HOUSTON - Some international travelers are getting an extra layer of security at Bush Intercontinental Airport as new high-tech face scanners are being tested out.
The Houston airport is now one of seven in the nation using the new technology. It's part of a growing pilot program run by U.S. Customs & Border Protection. Because it's still new, it's used just once a day on one flight headed to Tokyo.
“In 2004 Congress mandated that the Department of Homeland Security to begin taking biometric information from people exiting the U.S. we started off with fingerprints, and now here we are taking pictures,” said Alicia Tellez, chief CBP officer.
It's an added measure of security that some flyers say makes them feel at ease.
“Everyone gets anxious on planes, we’re in the air, so you want to know whoever is traveling with you is really them, and they’re not causing a threat to anyone,” said Michelle Varon.
“It had to happen, you knew it was coming, there’s a lot of fraudulent documents running around,” said Bill Shaver.
The way it works is quite simple; right before you board your flight, you scan your boarding pass using the device. The facial recognition cameras attached to it snaps your photo and compares it to your passport picture. When the two match, you're good to go. The new step takes less than 30 seconds.
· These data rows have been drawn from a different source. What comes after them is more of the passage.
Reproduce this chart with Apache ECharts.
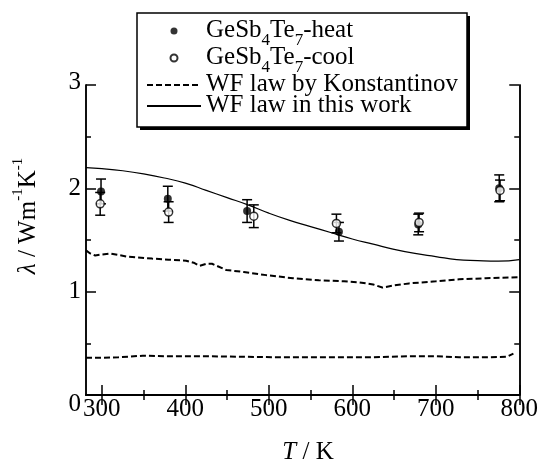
<!DOCTYPE html>
<html>
<head>
<meta charset="utf-8">
<script src="https://cdn.jsdelivr.net/npm/echarts@6/dist/echarts.min.js"></script>
<style>html,body{margin:0;padding:0;background:#fff;}#c{width:541px;height:461px;}</style>
</head>
<body>
<div id="c"></div>
<script>
// ---- data ----
const heatT = [299, 379, 474, 584, 679, 776];
const heatL = [1.97, 1.90, 1.78, 1.58, 1.65, 2.00];
const heatErr = [0.12, 0.12, 0.11, 0.09, 0.10, 0.13];

const coolT = [298, 380, 482, 581, 680, 777];
const coolL = [1.85, 1.77, 1.73, 1.66, 1.67, 1.98];
const coolErr = [0.11, 0.10, 0.11, 0.09, 0.09, 0.10];

const wfT = [281, 300, 325, 350, 375, 400, 425, 450, 475, 500, 525, 550, 575, 600, 625, 650, 675, 700, 725, 750, 775, 800];
const wfL = [2.20, 2.19, 2.17, 2.14, 2.10, 2.05, 1.98, 1.91, 1.84, 1.76, 1.69, 1.63, 1.57, 1.51, 1.46, 1.41, 1.37, 1.34, 1.31, 1.30, 1.295, 1.31];

const konUpT = [281, 286, 292, 300, 310, 330, 360, 380, 401, 410, 417, 425, 432, 449, 470, 497, 529, 560, 590, 608, 625, 636, 650, 668, 700, 728, 760, 800];
const konUpL = [1.40, 1.37, 1.35, 1.36, 1.37, 1.34, 1.32, 1.31, 1.30, 1.28, 1.25, 1.27, 1.27, 1.21, 1.19, 1.16, 1.13, 1.11, 1.10, 1.09, 1.07, 1.04, 1.06, 1.08, 1.10, 1.12, 1.13, 1.14];

const konLoT = [281, 300, 320, 349, 380, 420, 470, 509, 560, 620, 668, 700, 728, 760, 785, 793];
const konLoL = [0.36, 0.36, 0.365, 0.38, 0.375, 0.375, 0.37, 0.365, 0.365, 0.365, 0.375, 0.375, 0.365, 0.365, 0.37, 0.40];

const xMajor = [300, 400, 500, 600, 700, 800];
const xMinor = [350, 450, 550, 650, 750];
const yMajor = [0, 1, 2, 3];

// ---- chart ----
const FONT = 'Liberation Serif';
const zip = (a, b) => a.map((v, i) => [v, b[i]]);
const errData = (t, l, e) => t.map((v, i) => [v, l[i] - e[i], l[i] + e[i]]);

const chart = echarts.init(document.getElementById('c'), null, {renderer: 'canvas'});

const axisLine = {show: true, lineStyle: {color: '#000', width: 1.5}};
function xAx(pos, ticks, len, labels) {
  return {
    type: 'value', min: 281, max: 800, position: pos,
    axisLine: axisLine,
    axisTick: {show: true, inside: true, length: len, customValues: ticks, lineStyle: {color: '#000', width: 1.5}},
    axisLabel: labels ? {show: true, customValues: xMajor, fontSize: 25, fontFamily: FONT, color: '#000', margin: 2} : {show: false},
    splitLine: {show: false}
  };
}
function yAx(pos, interval, len, labels) {
  return {
    type: 'value', min: 0, max: 3, interval: interval, position: pos,
    axisLine: axisLine,
    axisTick: {show: true, inside: true, length: len, lineStyle: {color: '#000', width: 1.5}},
    axisLabel: labels ? {
      show: true, fontSize: 25, fontFamily: FONT, color: '#000', margin: 5,
      formatter: v => v === 0 ? '{lo|0}' : (v === 3 ? '{hi|3}' : String(v)),
      rich: {
        lo: {fontSize: 25, fontFamily: FONT, color: '#000', padding: [18, 0, 0, 0]},
        hi: {fontSize: 25, fontFamily: FONT, color: '#000', padding: [0, 0, 6, 0]}
      }
    } : {show: false},
    splitLine: {show: false}
  };
}

const legendNames = {
  heat: '{n|GeSb}{s|4}{n|Te}{s|7}{n|-heat}',
  cool: '{n|GeSb}{s|4}{n|Te}{s|7}{n|-cool}',
  konst: '{n|WF law by Konstantinov}',
  mine: '{n|WF law in this work}'
};
const noDot = {color: 'rgba(0,0,0,0)', borderWidth: 0, opacity: 0};

const option = {
  animation: false,
  backgroundColor: '#fff',
  grid: {left: 86, right: 20, top: 85, bottom: 66, containLabel: false},
  xAxis: [
    xAx('bottom', xMajor, 10, true),
    xAx('bottom', xMinor, 5, false),
    xAx('top', xMajor, 10, false),
    xAx('top', xMinor, 5, false)
  ],
  yAxis: [
    yAx('left', 1, 10, true),
    yAx('left', 0.5, 5, false),
    yAx('right', 1, 10, false),
    yAx('right', 0.5, 5, false)
  ],
  legend: {
    orient: 'vertical', left: 146, top: 18, itemGap: -4, itemWidth: 54, itemHeight: 7,
    padding: 0, z: 60, selectedMode: false,
    data: [
      {name: 'heat', icon: 'circle'},
      {name: 'cool', icon: 'circle'},
      {name: 'konst', itemStyle: noDot},
      {name: 'mine', itemStyle: noDot}
    ],
    formatter: name => legendNames[name],
    textStyle: {
      fontSize: 25, fontFamily: FONT, color: '#000',
      rich: {
        n: {fontSize: 25, fontFamily: FONT, color: '#000', lineHeight: 26, verticalAlign: 'top'},
        s: {fontSize: 17, fontFamily: FONT, color: '#000', lineHeight: 17, padding: [14, 0, 0, 0], verticalAlign: 'top'}
      }
    }
  },
  graphic: [
    {type: 'rect', z: 50, shape: {x: 140, y: 16, width: 330, height: 114}, style: {fill: '#000'}},
    {type: 'rect', z: 51, shape: {x: 137, y: 13, width: 330, height: 114}, style: {fill: '#fff', stroke: '#000', lineWidth: 1.5}},
    {type: 'text', z: 10, x: 308, y: 452, style: {
      text: '{i|T}{n| / K}', align: 'center', verticalAlign: 'middle',
      rich: {i: {fontSize: 25, fontFamily: FONT, fontStyle: 'italic', fill: '#000'}, n: {fontSize: 25, fontFamily: FONT, fill: '#000'}}
    }},
    {type: 'text', z: 10, x: 26, y: 216, rotation: Math.PI / 2, style: {
      text: '{i|λ}{n| / Wm}{p|-1}{n|K}{p|-1}', align: 'center', verticalAlign: 'middle',
      rich: {
        i: {fontSize: 25, fontFamily: FONT, fontStyle: 'italic', fill: '#000', lineHeight: 30, verticalAlign: 'bottom'},
        n: {fontSize: 25, fontFamily: FONT, fill: '#000', lineHeight: 30, verticalAlign: 'bottom'},
        p: {fontSize: 15, fontFamily: FONT, fill: '#000', lineHeight: 15, verticalAlign: 'top'}
      }
    }}
  ],
  series: [
    {name: 'konst', type: 'line', data: zip(konUpT, konUpL), showSymbol: false, symbol: 'none', z: 3,
     itemStyle: {color: '#000'}, lineStyle: {color: '#000', width: 2, type: [6, 3]}},
    {name: 'konst', type: 'line', data: zip(konLoT, konLoL), showSymbol: false, symbol: 'none', z: 3,
     itemStyle: {color: '#000'}, lineStyle: {color: '#000', width: 2, type: [6, 3]}},
    {name: 'mine', type: 'line', data: zip(wfT, wfL), showSymbol: false, symbol: 'none', smooth: true, z: 3,
     itemStyle: {color: '#000'}, lineStyle: {color: '#000', width: 1.2}},
    {name: 'heatErr', type: 'custom', z: 4, data: errData(heatT, heatL, heatErr), renderItem: renderErr},
    {name: 'coolErr', type: 'custom', z: 4, data: errData(coolT, coolL, coolErr), renderItem: renderErr},
    {name: 'heat', type: 'scatter', z: 5, data: zip(heatT, heatL), symbol: 'circle', symbolSize: 8,
     itemStyle: {color: '#000', borderColor: '#000', borderWidth: 0}},
    {name: 'cool', type: 'scatter', z: 6, data: zip(coolT, coolL), symbol: 'circle', symbolSize: 8,
     itemStyle: {color: '#fff', borderColor: '#000', borderWidth: 1.5}}
  ]
};

function renderErr(params, api) {
  const x = api.value(0);
  const lo = api.coord([x, api.value(1)]);
  const hi = api.coord([x, api.value(2)]);
  const w = 5;
  const st = {stroke: '#000', lineWidth: 1.5};
  return {
    type: 'group',
    children: [
      {type: 'line', shape: {x1: lo[0], y1: lo[1], x2: hi[0], y2: hi[1]}, style: st},
      {type: 'line', shape: {x1: lo[0] - w, y1: lo[1], x2: lo[0] + w, y2: lo[1]}, style: st},
      {type: 'line', shape: {x1: hi[0] - w, y1: hi[1], x2: hi[0] + w, y2: hi[1]}, style: st}
    ]
  };
}

chart.setOption(option);
</script>
</body>
</html>
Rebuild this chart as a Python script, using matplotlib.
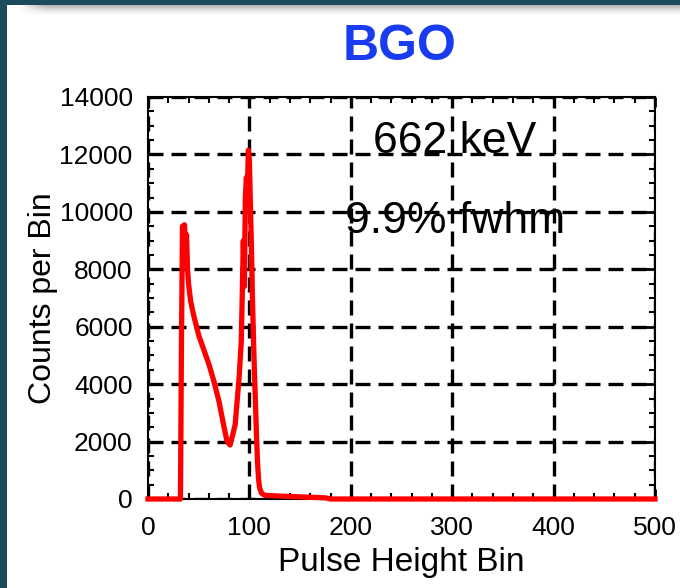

Customs officials say this technology applies to everyone - visitors, legal residents and U.S. citizens.
As far as privacy is concerned, officials say traveler’s personal information isn’t shared with anyone, including with the airlines, who provide the traveler manifesto.
The pictures of U.S. citizens are stored for two weeks. For everyone else, the photos can be kept for up to 15 years.
Travelers will still have to go through security checkpoints.